Data ->

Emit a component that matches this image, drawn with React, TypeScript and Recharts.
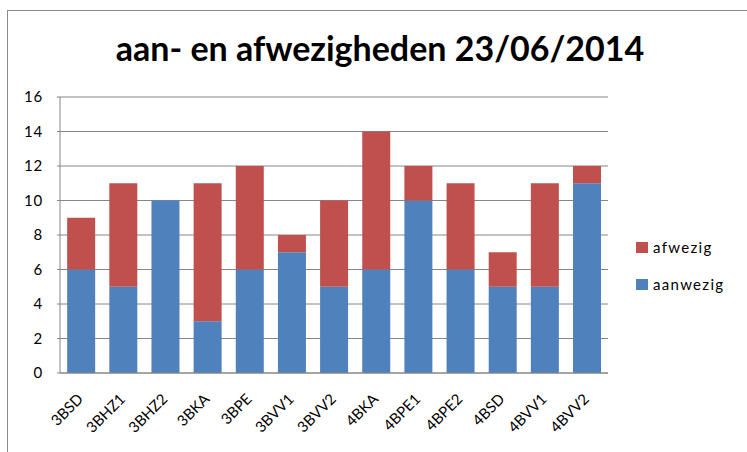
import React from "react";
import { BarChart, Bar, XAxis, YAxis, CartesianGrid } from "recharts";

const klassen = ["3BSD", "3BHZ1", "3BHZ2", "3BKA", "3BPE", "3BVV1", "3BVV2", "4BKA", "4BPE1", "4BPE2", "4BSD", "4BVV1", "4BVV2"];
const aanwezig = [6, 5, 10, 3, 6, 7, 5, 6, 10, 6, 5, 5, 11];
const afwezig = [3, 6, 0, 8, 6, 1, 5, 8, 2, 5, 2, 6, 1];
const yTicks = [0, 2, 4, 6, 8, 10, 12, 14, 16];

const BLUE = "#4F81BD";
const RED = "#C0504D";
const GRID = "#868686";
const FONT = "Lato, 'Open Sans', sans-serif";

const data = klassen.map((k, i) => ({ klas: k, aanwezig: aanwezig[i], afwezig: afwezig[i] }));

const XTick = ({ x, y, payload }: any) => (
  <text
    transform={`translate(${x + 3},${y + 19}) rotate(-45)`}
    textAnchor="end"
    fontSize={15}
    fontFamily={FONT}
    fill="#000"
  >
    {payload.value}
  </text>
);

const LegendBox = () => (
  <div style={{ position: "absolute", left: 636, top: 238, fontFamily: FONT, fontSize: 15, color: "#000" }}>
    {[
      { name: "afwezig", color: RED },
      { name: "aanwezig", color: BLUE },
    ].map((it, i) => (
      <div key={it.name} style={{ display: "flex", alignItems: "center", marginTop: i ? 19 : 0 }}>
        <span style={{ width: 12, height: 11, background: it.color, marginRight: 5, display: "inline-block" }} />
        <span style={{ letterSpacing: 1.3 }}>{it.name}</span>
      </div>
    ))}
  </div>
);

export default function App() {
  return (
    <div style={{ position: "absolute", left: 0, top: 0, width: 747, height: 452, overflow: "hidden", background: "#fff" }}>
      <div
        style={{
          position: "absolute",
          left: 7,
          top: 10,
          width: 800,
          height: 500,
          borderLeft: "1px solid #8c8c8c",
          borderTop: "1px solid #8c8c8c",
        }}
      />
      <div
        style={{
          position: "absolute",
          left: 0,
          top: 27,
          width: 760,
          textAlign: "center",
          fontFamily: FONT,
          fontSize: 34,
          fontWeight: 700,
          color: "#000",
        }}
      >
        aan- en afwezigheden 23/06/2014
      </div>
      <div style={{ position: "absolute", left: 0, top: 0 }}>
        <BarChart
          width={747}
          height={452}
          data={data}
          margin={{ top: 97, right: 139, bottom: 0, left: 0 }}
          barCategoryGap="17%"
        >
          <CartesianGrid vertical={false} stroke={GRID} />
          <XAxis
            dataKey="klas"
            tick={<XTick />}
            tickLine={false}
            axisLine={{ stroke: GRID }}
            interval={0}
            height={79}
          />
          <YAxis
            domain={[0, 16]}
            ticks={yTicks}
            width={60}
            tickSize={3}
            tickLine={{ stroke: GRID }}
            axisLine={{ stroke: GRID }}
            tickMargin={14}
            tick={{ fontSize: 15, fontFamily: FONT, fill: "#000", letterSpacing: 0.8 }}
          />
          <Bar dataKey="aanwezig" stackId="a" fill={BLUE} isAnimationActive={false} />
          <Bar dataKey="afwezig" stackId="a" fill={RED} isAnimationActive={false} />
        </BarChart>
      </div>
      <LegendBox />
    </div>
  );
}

Exercise prompt ->
Your task is to pick out every line with the string "React" and copy it.

Response ->
Emit a component that matches this image, drawn with React, TypeScript and Recharts.
import React from "react";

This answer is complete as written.